Melalui parate executie.
Kreditur melakukan tuntutan sendiri secara langsung tanpa pengadilan. Pihak kreditur bertindak secara eigenrichting atau menjadi hakim sendiri secara bersama-sama. Dalam praktiknya, langkah ini berlaku pada perikatan ringan dengan nilai ekonomis kecil.
Melalui arbitrase atau perwasitan.
Kreditur dan debitur sepakat untuk menyelesaikan persengketaan melalui wasit atau arbitrator.
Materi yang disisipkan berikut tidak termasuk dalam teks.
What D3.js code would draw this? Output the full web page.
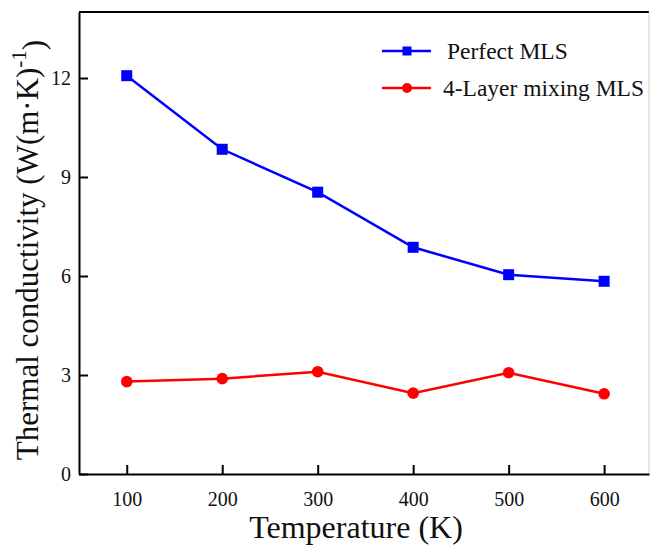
<!DOCTYPE html>
<html>
<head>
<meta charset="utf-8">
<script src="https://cdn.jsdelivr.net/npm/d3@7"></script>
<style>
  html, body { margin: 0; padding: 0; background: #fff; }
  svg text { font-family: 'Liberation Serif', 'DejaVu Serif', serif; }
</style>
</head>
<body>
<svg id="chart" width="650" height="547"></svg>
<script>
// Temperature points (K)
const temperatures = [100, 200, 300, 400, 500, 600];
// Thermal conductivity, W/(m·K)
const perfectMLS = [12.07, 9.84, 8.54, 6.87, 6.04, 5.84];
const mixingMLS = [2.80, 2.89, 3.10, 2.45, 3.07, 2.43];
const seriesNames = ["Perfect MLS", "4-Layer mixing MLS"];
const xTicks = [100, 200, 300, 400, 500, 600];
const yTicks = [0, 3, 6, 9, 12];

const serif = "'Liberation Serif', 'DejaVu Serif', serif";
const svg = d3.select("#chart");
const m = { left: 79, right: 649, top: 12, bottom: 474 };

const x = d3.scaleLinear().domain([50, 647]).range([m.left, m.right]);
const y = d3.scaleLinear().domain([0, 14]).range([m.bottom, m.top]);

// frame
svg.append("line").attr("x1", m.left).attr("x2", m.right).attr("y1", m.top).attr("y2", m.top)
  .attr("stroke", "#000").attr("stroke-width", 2);
svg.append("line").attr("x1", m.right).attr("x2", m.right).attr("y1", m.top).attr("y2", m.bottom)
  .attr("stroke", "#ccc").attr("stroke-width", 1);

// axes with inward ticks
const xAxis = svg.append("g").attr("transform", `translate(0,${m.bottom})`)
  .call(d3.axisBottom(x).tickValues(xTicks).tickSize(-9).tickPadding(18).tickSizeOuter(0));
const yAxis = svg.append("g").attr("transform", `translate(${m.left},0)`)
  .call(d3.axisLeft(y).tickValues(yTicks).tickSize(-9).tickPadding(8).tickSizeOuter(0));
[xAxis, yAxis].forEach(a => {
  a.attr("font-family", serif).attr("font-size", 20);
  a.select(".domain").attr("stroke", "#000").attr("stroke-width", 2);
  a.selectAll(".tick line").attr("stroke", "#000").attr("stroke-width", 2);
  a.selectAll(".tick text").attr("fill", "#111").attr("font-family", serif).attr("font-size", 20);
});
xAxis.selectAll(".tick text").attr("dy", "0.71em");

// axis titles
svg.append("text").attr("x", 356).attr("y", 538).attr("text-anchor", "middle")
  .attr("font-family", serif).attr("font-size", 32).attr("fill", "#111").text("Temperature (K)");

const yt = svg.append("text").attr("transform", "translate(38,250) rotate(-90)")
  .attr("text-anchor", "middle").attr("font-family", serif).attr("font-size", 31).attr("fill", "#111");
yt.append("tspan").text("Thermal conductivity (W(m·K)");
yt.append("tspan").attr("dy", "-0.55em").attr("font-size", 21).text("-1");
yt.append("tspan").attr("dy", "0.55em").text(")");

// series
const series = [
  { name: seriesNames[0], values: perfectMLS, color: "#0000ff", shape: "square" },
  { name: seriesNames[1], values: mixingMLS, color: "#ff0000", shape: "circle" }
];
const line = d3.line().x((d, i) => x(temperatures[i])).y(d => y(d));

series.forEach(s => {
  svg.append("path").datum(s.values).attr("d", line)
    .attr("fill", "none").attr("stroke", s.color).attr("stroke-width", 2.5);
  const pts = svg.append("g");
  if (s.shape === "square") {
    pts.selectAll("rect").data(s.values).join("rect")
      .attr("x", (d, i) => x(temperatures[i]) - 5.5).attr("y", d => y(d) - 5.5)
      .attr("width", 11).attr("height", 11).attr("fill", s.color);
  } else {
    pts.selectAll("circle").data(s.values).join("circle")
      .attr("cx", (d, i) => x(temperatures[i])).attr("cy", d => y(d))
      .attr("r", 5.8).attr("fill", s.color);
  }
});

// legend
const legY = [51, 88];
series.forEach((s, k) => {
  const g = svg.append("g").attr("transform", `translate(0,${legY[k]})`);
  g.append("line").attr("x1", 382).attr("x2", 431).attr("stroke", s.color).attr("stroke-width", 2.5);
  if (s.shape === "square") {
    g.append("rect").attr("x", 402.5).attr("y", -4.5).attr("width", 9).attr("height", 9).attr("fill", s.color);
  } else {
    g.append("circle").attr("cx", 407).attr("cy", 0).attr("r", 5).attr("fill", s.color);
  }
  g.append("text").attr("x", k === 0 ? 447 : 443).attr("y", 8)
    .attr("font-family", serif).attr("font-size", 23.5).attr("fill", "#111").text(s.name);
});
</script>
</body>
</html>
Saat arbitrator memutuskan sengketa tersebut, baik kreditur dan debitur harus tunduk pada putusan. Kendati putusan tersebut merugikan atau menguntungkan salah satu pihak, keduanya wajib menaatinya.
Melalui rieele executie.
Penyelesaian sengketa antara kreditur dan debitur melalui hakim di pengadilan. Umumnya langkah ini diambil saat masalah yang dipersengketakan cukup besar dan nilai ekonomisnya tinggi atau di antara pihak kreditur dan debitur tidak ada penyelesaian sengketa meski cara parate executie telah dilakukan.